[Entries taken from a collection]
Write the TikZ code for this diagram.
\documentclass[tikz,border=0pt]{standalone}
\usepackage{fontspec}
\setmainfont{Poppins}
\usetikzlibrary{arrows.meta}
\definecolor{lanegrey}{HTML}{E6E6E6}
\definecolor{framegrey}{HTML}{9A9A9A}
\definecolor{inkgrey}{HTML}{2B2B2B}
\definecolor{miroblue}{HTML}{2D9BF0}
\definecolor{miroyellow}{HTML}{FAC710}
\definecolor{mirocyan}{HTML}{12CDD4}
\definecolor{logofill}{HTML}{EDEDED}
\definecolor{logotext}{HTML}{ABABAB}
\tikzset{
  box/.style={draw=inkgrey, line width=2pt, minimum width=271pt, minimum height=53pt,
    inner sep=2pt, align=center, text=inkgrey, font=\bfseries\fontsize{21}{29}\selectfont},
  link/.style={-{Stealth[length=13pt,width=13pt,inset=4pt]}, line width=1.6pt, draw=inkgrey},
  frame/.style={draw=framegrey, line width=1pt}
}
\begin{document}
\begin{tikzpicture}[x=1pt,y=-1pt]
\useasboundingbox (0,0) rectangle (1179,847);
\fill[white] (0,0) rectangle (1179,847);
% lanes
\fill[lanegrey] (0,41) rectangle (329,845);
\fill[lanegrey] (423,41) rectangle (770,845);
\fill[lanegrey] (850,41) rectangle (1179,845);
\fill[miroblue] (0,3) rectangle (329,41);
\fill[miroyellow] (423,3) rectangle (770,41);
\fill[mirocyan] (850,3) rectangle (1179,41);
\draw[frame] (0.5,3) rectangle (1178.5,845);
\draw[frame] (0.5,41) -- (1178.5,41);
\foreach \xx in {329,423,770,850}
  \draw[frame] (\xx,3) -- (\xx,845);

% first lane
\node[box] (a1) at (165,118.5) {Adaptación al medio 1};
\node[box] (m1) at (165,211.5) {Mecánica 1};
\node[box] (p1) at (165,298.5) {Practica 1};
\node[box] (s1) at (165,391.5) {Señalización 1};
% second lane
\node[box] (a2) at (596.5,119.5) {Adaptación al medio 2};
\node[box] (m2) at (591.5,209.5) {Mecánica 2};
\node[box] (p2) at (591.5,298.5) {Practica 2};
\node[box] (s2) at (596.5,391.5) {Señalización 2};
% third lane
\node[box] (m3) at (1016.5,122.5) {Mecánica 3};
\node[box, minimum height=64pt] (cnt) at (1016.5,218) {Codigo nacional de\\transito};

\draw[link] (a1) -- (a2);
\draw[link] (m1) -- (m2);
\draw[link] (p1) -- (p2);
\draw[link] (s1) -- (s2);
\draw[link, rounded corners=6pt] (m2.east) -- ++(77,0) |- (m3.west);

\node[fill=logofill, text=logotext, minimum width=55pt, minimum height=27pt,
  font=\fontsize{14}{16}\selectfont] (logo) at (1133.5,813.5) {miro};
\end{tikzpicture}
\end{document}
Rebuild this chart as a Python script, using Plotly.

▸ Task brief
Your task is to transcribe the listing above in full, exactly as given.

▸ The output
Write the TikZ code for this diagram.
\documentclass[tikz,border=0pt]{standalone}
\usepackage{fontspec}
\setmainfont{Poppins}
\usetikzlibrary{arrows.meta}
\definecolor{lanegrey}{HTML}{E6E6E6}
\definecolor{framegrey}{HTML}{9A9A9A}
\definecolor{inkgrey}{HTML}{2B2B2B}
\definecolor{miroblue}{HTML}{2D9BF0}
\definecolor{miroyellow}{HTML}{FAC710}
\definecolor{mirocyan}{HTML}{12CDD4}
\definecolor{logofill}{HTML}{EDEDED}
\definecolor{logotext}{HTML}{ABABAB}
\tikzset{
  box/.style={draw=inkgrey, line width=2pt, minimum width=271pt, minimum height=53pt,
    inner sep=2pt, align=center, text=inkgrey, font=\bfseries\fontsize{21}{29}\selectfont},
  link/.style={-{Stealth[length=13pt,width=13pt,inset=4pt]}, line width=1.6pt, draw=inkgrey},
  frame/.style={draw=framegrey, line width=1pt}
}
\begin{document}
\begin{tikzpicture}[x=1pt,y=-1pt]
\useasboundingbox (0,0) rectangle (1179,847);
\fill[white] (0,0) rectangle (1179,847);
% lanes
\fill[lanegrey] (0,41) rectangle (329,845);
\fill[lanegrey] (423,41) rectangle (770,845);
\fill[lanegrey] (850,41) rectangle (1179,845);
\fill[miroblue] (0,3) rectangle (329,41);
\fill[miroyellow] (423,3) rectangle (770,41);
\fill[mirocyan] (850,3) rectangle (1179,41);
\draw[frame] (0.5,3) rectangle (1178.5,845);
\draw[frame] (0.5,41) -- (1178.5,41);
\foreach \xx in {329,423,770,850}
  \draw[frame] (\xx,3) -- (\xx,845);

% first lane
\node[box] (a1) at (165,118.5) {Adaptación al medio 1};
\node[box] (m1) at (165,211.5) {Mecánica 1};
\node[box] (p1) at (165,298.5) {Practica 1};
\node[box] (s1) at (165,391.5) {Señalización 1};
% second lane
\node[box] (a2) at (596.5,119.5) {Adaptación al medio 2};
\node[box] (m2) at (591.5,209.5) {Mecánica 2};
\node[box] (p2) at (591.5,298.5) {Practica 2};
\node[box] (s2) at (596.5,391.5) {Señalización 2};
% third lane
\node[box] (m3) at (1016.5,122.5) {Mecánica 3};
\node[box, minimum height=64pt] (cnt) at (1016.5,218) {Codigo nacional de\\transito};

\draw[link] (a1) -- (a2);
\draw[link] (m1) -- (m2);
\draw[link] (p1) -- (p2);
\draw[link] (s1) -- (s2);
\draw[link, rounded corners=6pt] (m2.east) -- ++(77,0) |- (m3.west);

\node[fill=logofill, text=logotext, minimum width=55pt, minimum height=27pt,
  font=\fontsize{14}{16}\selectfont] (logo) at (1133.5,813.5) {miro};
\end{tikzpicture}
\end{document}
Rebuild this chart as a Python script, using Plotly.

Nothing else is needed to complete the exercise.